Potter’s Wheel – a flat, rotating disk used for throwing clay. Can be either electric or manual.

Pottery – refers to any type of ceramic ware or the workshop where ceramic ware is produced.

Pouncing – a fine powder, such as powdered charcoal, that is sprinkled over a stencil to create a design on the underlying clay piece.

Reduction – a kiln firing in which there is an intentional absence of oxygen. This type of firing produces carbon monoxide, which functions to extract oxygen from the clay and glaze, resulting in colour changes to the piece.

Redware – a type of earthenware made from clay that contains a large proportion of ferrous oxide, giving it a red color.

Relief – the protrusion of figures or shapes from a background.

Scratch Blue – a process whereby a design is incised into pre-fired stoneware clay and a blue pigment is rubbed into the incised design.

Sgraffito – a decorative technique of scratching through a coloured slip to expose another colour underneath.

Spatterware – a crude, inexpensive pottery that is spattered or sponged with colour and decorated freehand with brightly coloured designs. Found on creamwares and sometimes ironstone.

Staffordshire - the name of an English county that was home to many important English ceramics manufactories during the 18th, 19th and 20th centuries.  For example, the Wedgwood, Spode and Minton factories were all located in Staffordshire.

Stoneware – a dense, fine-grained, non-translucent, vitrified clay body that is impervious to liquids and fired at a high temperature (1200º–1350ºC). The clay contains significant amounts of aluminum silicates.

Trailing – a decoration technique in which lines or dots of coloured slip are dribbled on the surface of a clay body.

Transfer Print – an economical method of mass-producing intricately decorated earthenware. A pattern is etched into a copper plate, and the plate is then coated with a coloured enamel glaze. The excess glaze is printed onto thin paper, and the paper is trimmed to fit particular vessels.
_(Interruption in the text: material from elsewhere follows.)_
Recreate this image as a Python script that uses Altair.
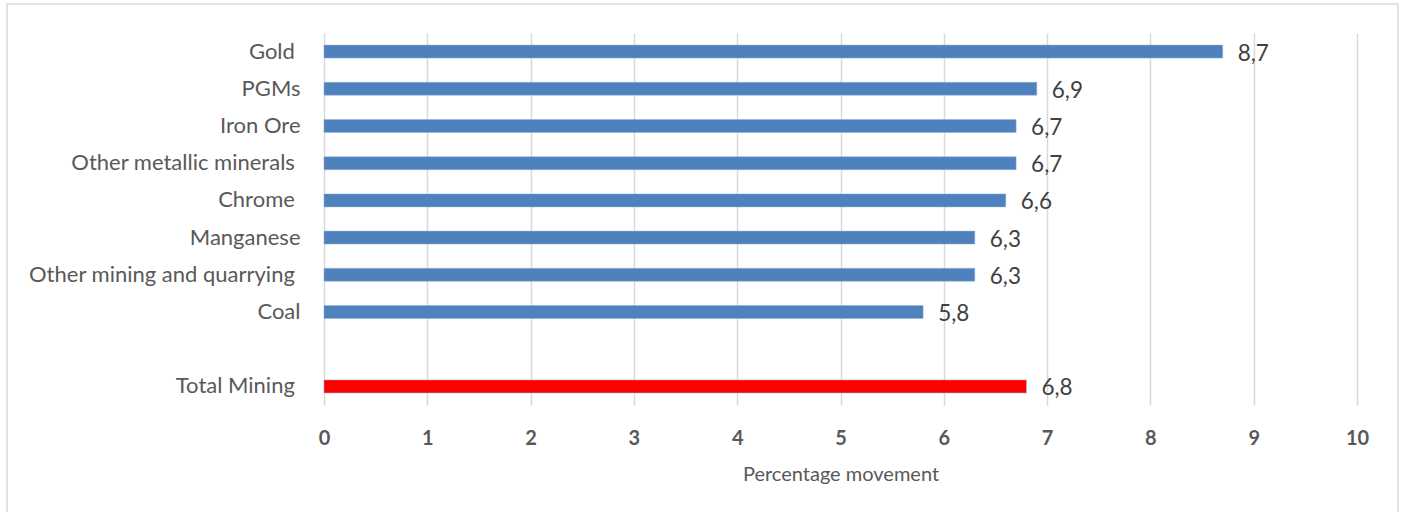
import altair as alt
import pandas as pd

SP = " \u200b"
categories = ["Gold" + SP, "PGMs", "Iron Ore", "Other metallic minerals" + SP, "Chrome" + SP,
              "Manganese", "Other mining and quarrying" + SP, "Coal", " ", "Total Mining" + SP]
values = [8.7, 6.9, 6.7, 6.7, 6.6, 6.3, 6.3, 5.8, None, 6.8]
groups = ["sector"] * 8 + ["blank", "total"]

df = pd.DataFrame({"cat": categories, "value": values, "group": groups})
df = df[df["group"] != "blank"]

FONT = "Lato"
GREY = "#595959"

y_enc = alt.Y("cat:N", sort=categories,
              scale=alt.Scale(domain=categories, paddingInner=0.65, paddingOuter=0.325),
              axis=alt.Axis(title=None, labelFont=FONT, labelFontSize=22, labelColor=GREY,
                            labelPadding=24, labelLimit=0, ticks=False, domain=False, grid=False))
x_enc = alt.X("value:Q", scale=alt.Scale(domain=[0, 10], nice=False),
              axis=alt.Axis(values=list(range(11)), format="d", title="Percentage movement",
                            titleFont=FONT, titleFontSize=20, titleFontWeight="normal",
                            titleColor=GREY, titlePadding=16,
                            labelFont=FONT, labelFontSize=20, labelFontWeight="bold",
                            labelColor=GREY, labelPadding=23, labelFlush=False,
                            ticks=False, domain=False,
                            grid=True, gridColor="#d9d9d9", gridWidth=1.5))

base = alt.Chart(df)

bars = base.mark_bar(stroke="#95b3d7", strokeWidth=0.5).encode(
    x=x_enc, y=y_enc,
    color=alt.Color("group:N", scale=alt.Scale(domain=["sector", "total"],
                                               range=["#4F81BD", "#FF0000"]), legend=None),
)

labels = base.transform_calculate(
    lbl="replace(format(datum.value, '.1f'), '.', ',')"
).mark_text(align="left", baseline="middle", dx=15, dy=2, font=FONT, fontSize=22.5,
            color="#404040").encode(x="value:Q", y=alt.Y("cat:N", sort=categories), text="lbl:N")

frame = alt.Chart(pd.DataFrame({"d": [0]})).mark_rect(
    fill=None, stroke="#d9d9d9", strokeWidth=1.5
).encode(x=alt.value(-317), x2=alt.value(1074), y=alt.value(-29), y2=alt.value(520))

chart = alt.layer(frame, bars, labels).properties(
    width=1033, height=372,
    autosize=alt.AutoSizeParams(type="none"),
    padding={"left": 324, "top": 33, "right": 46, "bottom": 107},
    background="white",
).configure_view(stroke=None)

chart.save("out.html", embed_options={"renderer": "svg", "actions": False})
The wet paper is applied to the vessel and rubbed lightly, resulting in the transfer of the enamel pattern to the vessel, which is then fired to set the enamel.

Underglaze Decoration – colour that is applied to greenware or bisqueware before it is glazed or fired.

Vitrification –he conversion of clay into a hard, glass-like substance by firing it at a high temperature.

Wax Resist – a decoration technique in which warm wax is applied to pottery or to the pottery’s glaze so that subsequent layers of glaze do not adhere to the waxed areas.

Wheel Throwing (or Throwing) – using a potter’s wheel to produce pottery. A mass of clay is placed in the exact centre of the wheel head, and an opening is formed in the middle of the clay. The size of the opening gradually enlarges as the artist uses his or her hands to manipulate the clay into the desired form.

Worcester - an important British ceramics factory founded in 1751 in the city of Worcester.  The factory operated under a number of different names during the late 18th and 19th centuries before settling on Royal Worcester, the name it uses today.